Anion has automatically found over thirty bugs in IonMonkey since it was written, and continues to be a valuable bug-finding tool today. It is fast enough to catch some regressions before patches even land and covers a broad enough state space to encounter edge cases we didn’t know were possible.

Cation

Of course, Anion only finds correctness issues. Identifying performance issues is tricky: we don’t have any good, realistic long-running benchmarks to time yet. However, we can predict performance by counting various occurrences in the compiler such as the emission of a move instruction. Code containing a lot of unnecessary move instructions will likely run more slowly, so if we start emitting a lot of these it probably won’t be good for performance on real code later. To try to catch these performance issues, I wrote Cation.

Cation is a fuzzer similar to Anion, but much simpler. It doesn’t concern itself with crashes or triage, but instead with finding test cases that cause some metric to be worse than some baseline.
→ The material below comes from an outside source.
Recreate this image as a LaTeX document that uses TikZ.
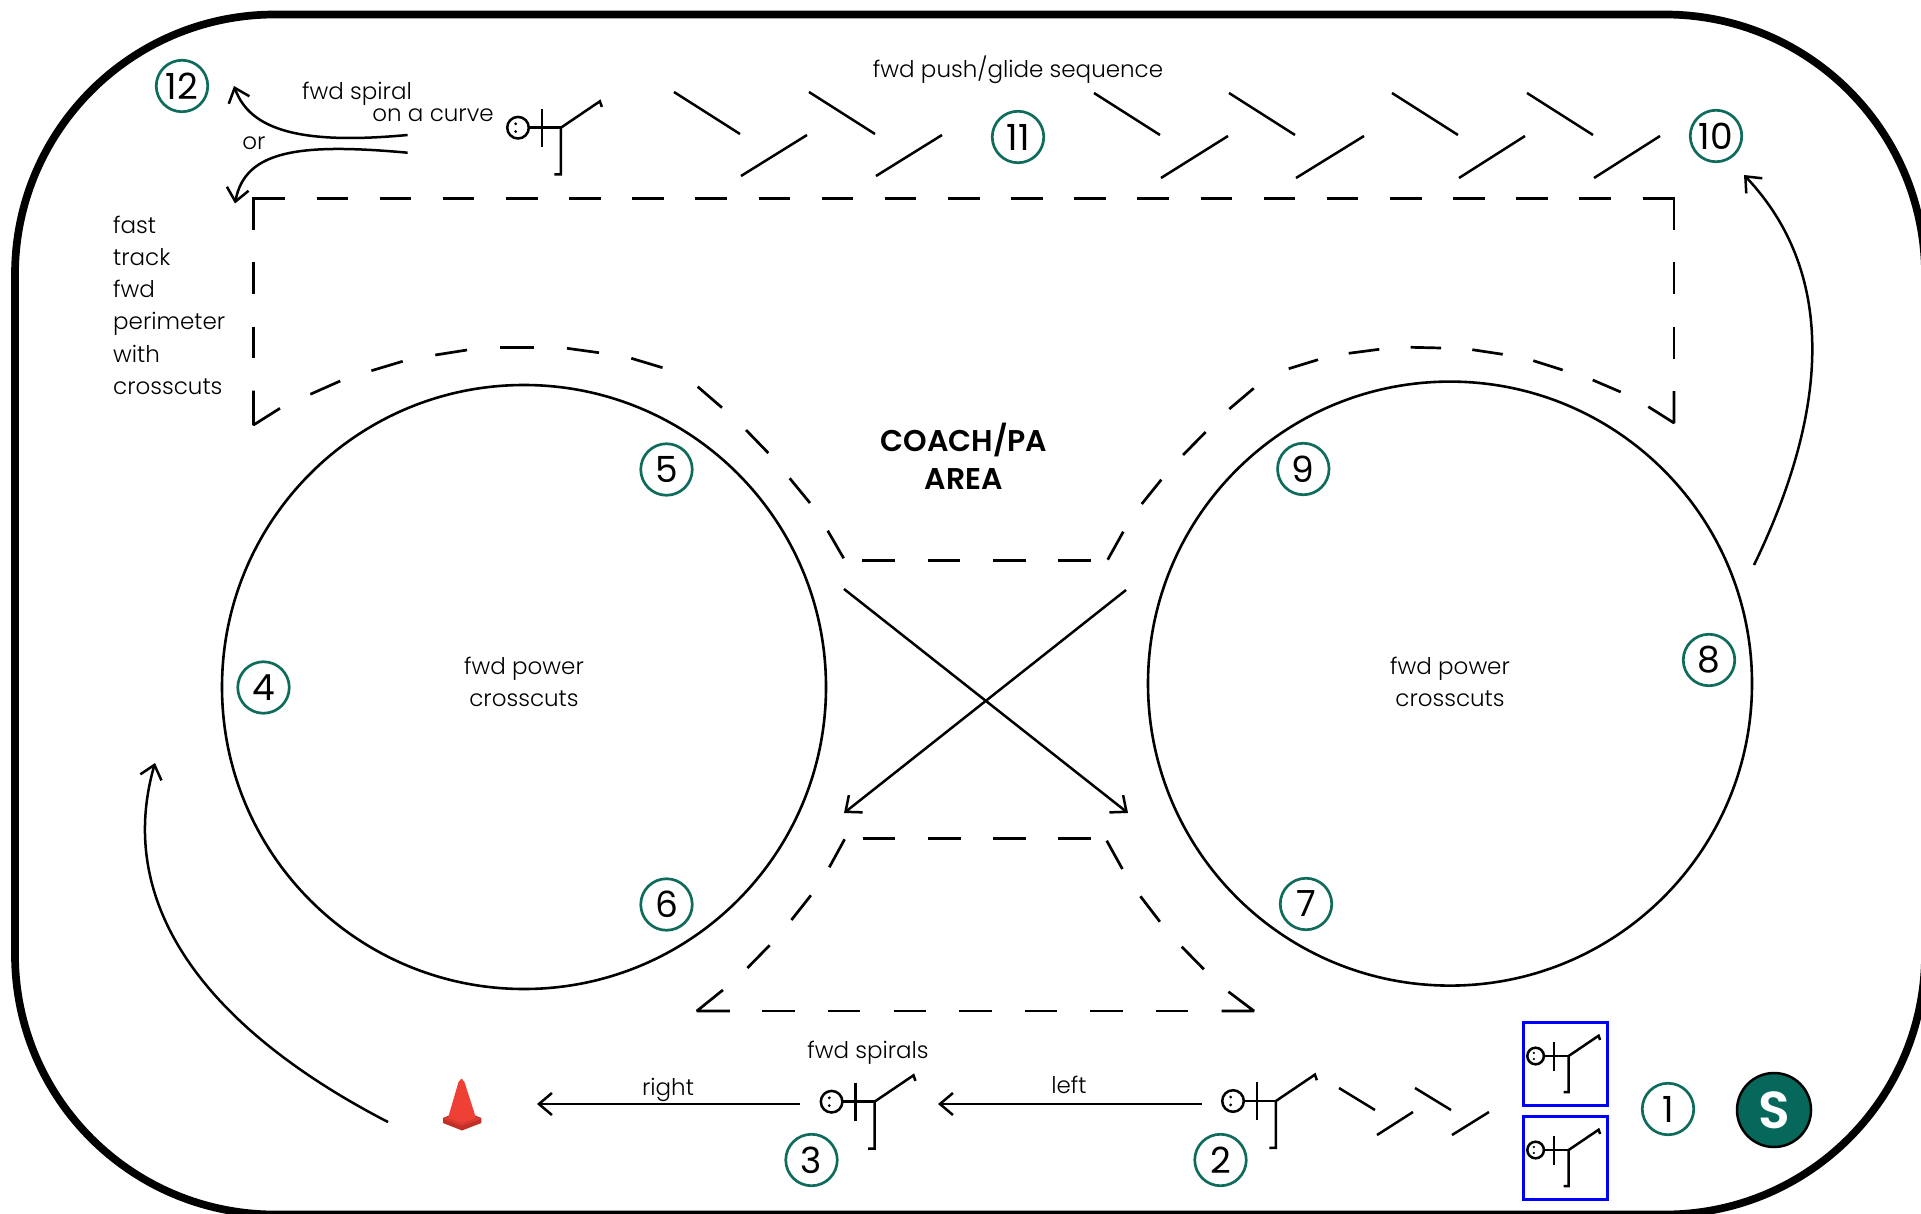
\documentclass[tikz,border=0pt]{standalone}
\usepackage{fontspec}
\setmainfont{Poppins}[UprightFont=* Light,BoldFont=* SemiBold]
\newfontfamily\numfont{Poppins}
\usetikzlibrary{arrows.meta}
\definecolor{teal1}{HTML}{0F6B5C}
\definecolor{teal2}{HTML}{05685A}
\definecolor{conered}{HTML}{EE4035}
\definecolor{conedark}{HTML}{C22F27}
\tikzset{
  x=1pt,y=-1pt,
  flow/.style={line width=2.5pt,-{Straight Barb[length=13pt,width=22pt,line width=2.5pt]}},
  perim/.style={line width=2.7pt,line join=miter,miter limit=2},
  num/.style={circle,draw=teal1,line width=2.7pt,minimum size=51.5pt,inner sep=0pt,font=\numfont\fontsize{36}{36}\selectfont},
  lab/.style={anchor=base,inner sep=0pt,font=\fontsize{23}{23}\selectfont},
  coachlab/.style={anchor=base,inner sep=0pt,font=\fontsize{30}{30}\bfseries\selectfont},
  ringnode/.style={circle,draw,line width=2.6pt,minimum size=604pt,inner sep=0pt},
  bluebox/.style={draw=blue,line width=3pt,minimum width=84pt,minimum height=83pt,inner sep=0pt},
  skater/.pic={
    \draw[line width=2.5pt] (0,0) circle[radius=8.3];
    \fill (-1.8,-3) circle[radius=1.2] (-1.8,3) circle[radius=1.2];
    \draw[line width=2.5pt] (8.3,0) -- (33,0);
    \draw[line width=2.5pt] (18.5,-14.5) -- (18.5,14.5);
    \draw[line width=2.5pt] (28,36) -- (33,36) -- (33,0) -- (63,-20.3) -- (64.5,-16);
  }
}
\begin{document}
\begin{tikzpicture}
\useasboundingbox (0,0) rectangle (1921,1214);
\clip (0,0) rectangle (1921,1214);
% rink
\draw[line width=7.7pt,rounded corners=260pt] (15,14.5) rectangle (1925,1214.5);
% numbered stations
\node[num] (n1) at (1668,1109) {1};
\node[num] (n2) at (1220.5,1160) {2};
\node[num] (n3) at (811.5,1160) {3};
\node[num] (n4) at (263.5,687.5) {4};
\node[num] (n5) at (666.5,469.5) {5};
\node[num] (n6) at (666.5,904.5) {6};
\node[num] (n7) at (1306,904) {7};
\node[num] (n8) at (1709,660) {8};
\node[num] (n9) at (1303.3,469) {9};
\node[num] (n10) at (1716,136) {10};
\node[num] (n11) at (1018,137) {11};
\node[num] (n12) at (182,86) {12};
\node[circle,draw=black,fill=teal2,line width=2.5pt,minimum size=74pt,inner sep=0pt,text=white,font=\fontsize{52}{52}\bfseries\selectfont] (start) at (1774,1110) {S};
% big circles
\node[ringnode] (leftc) at (524,687) {};
\node[ringnode] (rightc) at (1450,683.6) {};
% labels
\node[lab] (t1) at (524,674.5) {fwd power};
\node[lab] (t2) at (524,706.5) {crosscuts};
\node[lab] (t3) at (1450,674.5) {fwd power};
\node[lab] (t4) at (1450,706.5) {crosscuts};
\node[lab] (t5) at (1018,78) {fwd push/glide sequence};
\node[lab] (t6) at (357,100) {fwd spiral};
\node[lab] (t7) at (433,121.5) {on a curve};
\node[lab] (t8) at (254,150) {or};
\node[lab] (t9) at (668,1095) {right};
\node[lab] (t10) at (1069,1093) {left};
\node[lab] (t11) at (868,1058) {fwd spirals};
\foreach \n/\t/\yy in {a/fast/234,b/track/266,c/fwd/298,d/perimeter/330,e/with/362,f/crosscuts/394}
  \node[lab,anchor=base west] (l\n) at (113,\yy) {\t};
\node[coachlab] (c1) at (964,451) {COACH/PA};
\node[coachlab] (c2) at (964,489) {AREA};
% blue boxes
\node[bluebox] (b1) at (1565,1063.5) {};
\node[bluebox] (b2) at (1565,1157.5) {};
% skaters
\pic at (1535.6,1056) {skater};
\pic at (1535.6,1150) {skater};
\pic[scale=1.3] at (1233,1101) {skater};
\pic[scale=1.3] at (831.6,1101.7) {skater};
\pic[scale=1.3] at (518,127.7) {skater};
% push/glide strokes
\foreach \xa/\ya/\xb/\yb in {
 674/92/740/134, 741/176/807/135, 809/92/875/134, 876/176/942/135,
 1094/93/1160/135, 1161/178/1228/136, 1229/93/1295/135, 1296/178/1364/136,
 1392/93/1458/135, 1459/178/1525/136, 1527/93/1593/135, 1594/178/1660/136,
 1339/1088/1375/1110, 1377/1135/1413/1112, 1415/1088/1451/1110, 1452/1135/1489/1112}
  \draw[line width=2.5pt] (\xa,\ya) -- (\xb,\yb);
% dashed perimeter: straight runs
\draw[perim,dash pattern=on 31.57pt off 31.57pt] (253.5,198.3) -- (1674,198.3);
\draw[perim,dash pattern=on 32.7pt off 32.6pt] (862.3,560.3) -- (1091,560.3);
\draw[perim,dash pattern=on 32.7pt off 32.6pt] (862.5,838.3) -- (1090.6,838.3);
\draw[perim,dash pattern=on 32.4pt off 33.2pt] (696.8,1011) -- (1254,1011);
% dashed perimeter: corners
\draw[perim] (285,198.3) -- (253.5,198.3) -- (253.5,230);
\draw[perim] (1642.7,198.3) -- (1674,198.3) -- (1674,230);
\draw[perim] (253.5,390.7) -- (253.5,425) -- (280,408.3);
\draw[perim] (1674,391) -- (1674,423) -- (1648.3,406.7);
\draw[perim] (722.9,990) -- (696.8,1011) -- (729.8,1011);
\draw[perim] (1228.4,991.7) -- (1254,1011) -- (1221.5,1011);
% dashed perimeter: single dashes on the curves
\foreach \xa/\ya/\xb/\yb in {
 253.5/262/253.5/294, 253.5/326.7/253.5/358.3,
 1674/261.7/1674/294, 1674/326.7/1674/359,
 310.3/394.3/340.2/381, 371.4/370.7/402.7/361.3, 435.3/355/467/350,
 500/347.3/533.5/347.3, 567/348.3/599/352.7, 631.3/358.3/662.5/367.7,
 697.7/386.7/722/407.7, 746/430/768.3/453, 789.7/478.3/810/503, 827.7/530.7/843.7/558.3,
 1592.7/380/1620.7/392, 1533.3/360.7/1562.7/370, 1472.3/349.7/1502.7/354.3,
 1410.7/347.3/1441/348, 1348.7/353.3/1379.3/349.3, 1288.7/368.7/1318/359.7,
 1229.3/409/1253.7/388.3, 1183/455/1205.7/432, 1141.7/504/1161.3/479.7, 1107.7/559.7/1123.3/531.7,
 844.6/839.3/829.3/867.3, 810.9/895.3/791.4/920, 769.6/945.3/747.4/968,
 1106.7/840.7/1122.4/869, 1140.4/896.3/1159.9/921.7, 1181.7/946.7/1203.9/969.3}
  \draw[perim] (\xa,\ya) -- (\xb,\yb);
% connectors
\coordinate (x1a) at (844,589); \coordinate (x1b) at (1128,813);
\coordinate (x2a) at (1126,590); \coordinate (x2b) at (844,813);
\draw[flow] (x1a) -- (x1b);
\draw[flow] (x2a) -- (x2b);
\coordinate (r1) at (800,1104); \coordinate (r2) at (537,1104);
\coordinate (l1) at (1202,1104); \coordinate (l2) at (938,1104);
\draw[flow] (r1) -- (r2);
\draw[flow] (l1) -- (l2);
\coordinate (c1a) at (388,1122); \coordinate (c1b) at (155,763);
\draw[flow] (c1a) .. controls (208,1029) and (114,906) .. (c1b);
\coordinate (c2a) at (1754,565); \coordinate (c2b) at (1744,175);
\draw[flow] (c2a) .. controls (1832,404) and (1834,270) .. (c2b);
\coordinate (u1) at (407.6,135); \coordinate (u2) at (234,86);
\draw[flow] (u1) .. controls (300,145) and (250,130) .. (u2);
\coordinate (w1) at (407.6,152.7); \coordinate (w2) at (235,203.5);
\draw[flow] (w1) .. controls (300,143) and (245,150) .. (w2);
% cone
\fill[conedark] (443,1118) -- (462,1110) -- (481.4,1118) -- (481.4,1123) -- (462,1130.5) -- (443,1123) -- cycle;
\fill[conered!90!black] (443,1119) -- (462,1111) -- (481.4,1119) -- (462,1126) -- cycle;
\fill[conered] (458.5,1082) -- (461.5,1078.5) -- (464.5,1082) -- (476,1118) -- (462,1123) -- (448,1118) -- cycle;
\end{tikzpicture}
\end{document}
The output is a pile of test cases that exposed performance issues along with a scorecard of how bad the issue was. Some examples of the sort of things Cation can find test cases for are:

  • Linear scan register allocation producing more move instructions than the greedy allocator
  • Global value numbering increasing register pressure causing the register allocator to emit lots of moves
  • Loop invariant code motion resulting in an increase of the number of instructions in a loop
  • Version A of the compiler producing fewer expensive instructions than later version B on the same function

Cation makes it very easy to try any of these: simply add print calls in the code wherever the event you want to count occurs. It has already helped me locate several places in the linear scan register allocator where heuristics could be improved, and hopefully it will continue to be helpful for improving performance elsewhere.

Open Source

Both tools are open source and under active development, and can be checked out from my repository on GitHub. Hopefully they can be of some use to you, too!